IL TEMPO (L. FRASCA) - Dopo le parole, i fatti. Espressione che in chiave ultras va letta: dopo i cori, il sangue. La caccia al romanista è già partita. Una guerra annunciata a gran voce dalla Curva A del Napoli nelle partite successive alle pistolettate dell’Olimpico che hanno macchiato la finale di Coppa Italia: «Non finisce così». E ribadita, stavolta sottovoce, ai funerali di Ciro Esposito, dove gli appelli alla pace sono caduti nel vuoto. Scampia si era riunita per dire addio a un suo figlio sfortunato, ucciso per una partita di pallone. Ma il tendone a due passi delle famigerate Vele ha ospitato anche l’internazionale ultras con rappresentati delle curve di mezza Italia e non solo, laziali in testa.
Nei giorni e nelle settimane trascorsi tra gli spari e la morte di Esposito, incuranti degli appelli della madre e della fidanzata del ragazzo, sono state passate al vaglio centinaia di foto, ore e ore di video, per riconoscere, individuare e poi colpire. È caccia ai tatuaggi, soprattutto. Tratti unici e distintivi. Un tam tam che parte dal cuore del tifo violento napoletano e rilanciato dai social network, Facebook su tutti. Nel mirino gli «infami» giallorossi, soprattutto quelli che allo stadio hanno mostrato gli striscioni inneggianti a De Santis. «Non rinneghiamo un fratello», ha ribadito ieri un comunicato che porta la firma della Curva Sud. Un gesto che non è stato certo accolto come un ramoscello di ulivo dai siti di riferimento degli ultras partenopei. Sulla pagina Facebook «Curva A coerenza e mentalità» il comunicato ieri era il post d’apertura. Il commento più pacato? «Bastardi». Il resto dei contenuti è monocorde: «Romanista sei il primo della lista», «Che sia leghista o romanista... sarà odio a prima vista», «03-05-14 Romanista infame», «Ciro vive», «Hai preparato un agguato soltanto per sparare. Ti credi un ultras ma sei solo un criminale».

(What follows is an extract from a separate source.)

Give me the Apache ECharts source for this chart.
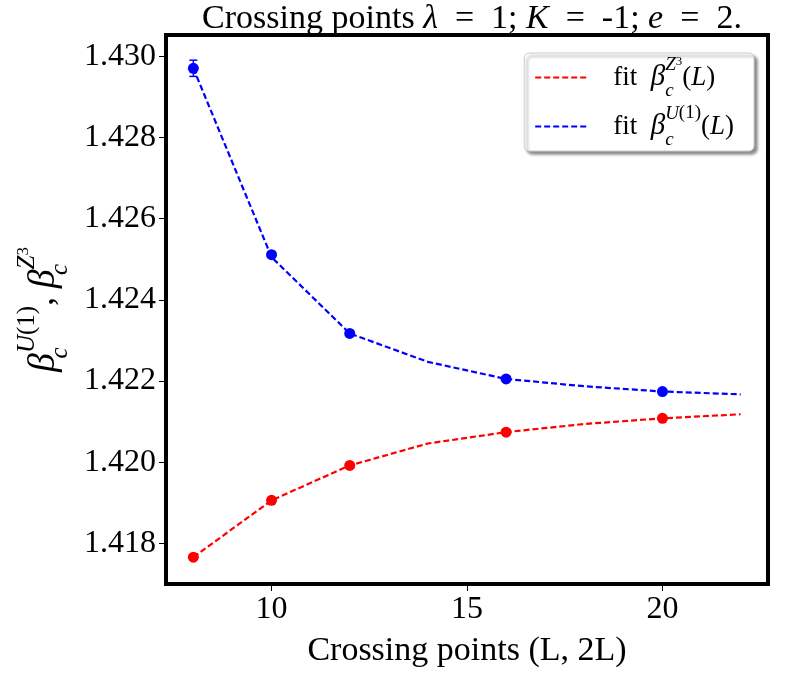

Prima della guerra del campionato, un’estate di guerriglia. Da Napoli a Roma si susseguono voci, racconti, frammenti. Episodi che spesso non trovano conferme ufficiali, dato che i protagonisti non sono soliti correre dai carabinieri a sporgere regolare denuncia come farebbe un comune cittadino. Teatro dei primi scontri tra ultras napoletani e romani sarebbero alcune zone del litorale abruzzese, nel Pescarese. Battaglia in territorio neutro, come si temeva. Il Tempo nei giorni scorsi l’ha scritto: la galassia del tifo organizzato vive di gemellaggi, alleanze, rivalità. Dividere il campo di battaglia tra romanisti e napoletani è semplicistico e riduttivo. I partenopei sono gemellati con Genoa, Catania, Ancona e parte del tifo del Palermo. Siviglia e Boussia Dortmund le alleate europee. Tutte tifoserie pronte a menare le mani per aiutare gli «amici». In sintesi, nessun porto è sicuro per gli ultras romanisti. I pericoli maggiori vengono dal Centro-Sud. Il tifo napolentano negli anni ha intessuto solidi rapporti con la galassia delle serie minori, con le miriadi di club di Campania, Calabria, Puglia per i quali gli ultras azzurri sono un punto di riferimento. Da Roma in giù ogni autogrill, stazione, piazzola di autostrada, potrebbe diventare un campo di battaglia.